Dad
Date Thursday, March 28, 2024 - 10:49 PM PST
Topic Whining


This isn't about Shmeng or goths or not goths or anti-goths or ranting. This is about family.

Giles Ferguson Rider - May 19, 1945 - March 28, 2006

The first time it really hit me was driving down to Reno with a couple of friends the other day. The iPod in the front of the car was cycling tunes, and it finally hit on a Led Zeppelin streak - maybe five, maybe six songs in a row - and I realized I had never asked dad what he thought of Led Zeppelin. That was his era - his younger years. He probably would have said something like, "Who? Whining limeys!" Perhaps it would have been something else equitably offacious. But he wasn't there to say it.

I haven't stopped crying since. Ten thousand questions I never got to ask him - probably the same amount of things he wanted to tell me - and now the time for us to share those thoughts is gone. My intimate connection to the generation before me is gone.

Reconciliation comes with the knowledge that he stuffed me so full of so many beautiful things and understanding and lessons in the time I had with him on this earth - all of which he found to be the most pleasing to him. P.G. Wodehouse, good food, sincerity and sarcasm enough to get through the day. He imparted his passions to me and lucidly told me the 'why' of those loves. In his world, where 'the best was hardly good enough,' he gave me his best.

I miss him intensely.

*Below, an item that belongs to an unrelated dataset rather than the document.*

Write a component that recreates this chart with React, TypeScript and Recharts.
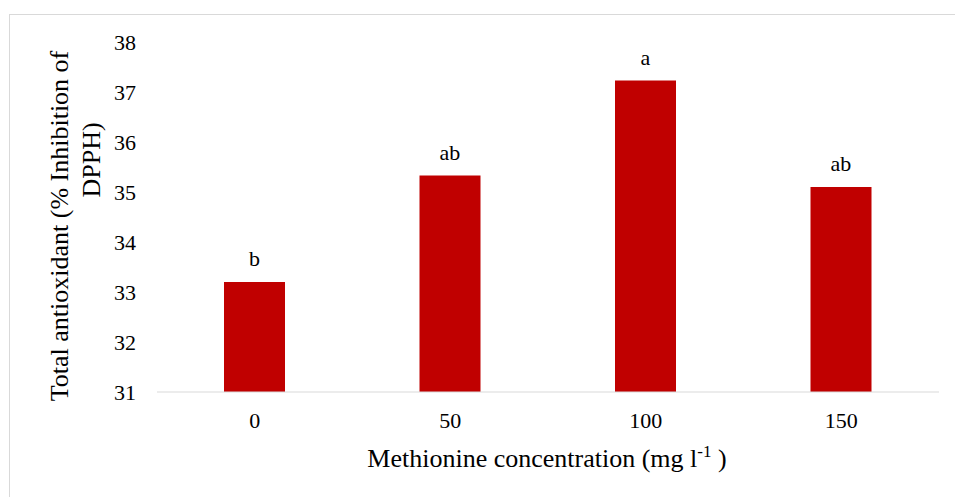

I don't dream of his spirit coming to me, I don't wish for him to be here on this earth suffering in the same manner he was before he passed on. I miss that he will never again instill my imagination with the best dreams, or show me the foolishness of having answers without questions.

The only man I ever admired or truly respected is gone. Now, I have to become that man.

He only ever told me he was proud of me. Thanks, Dad.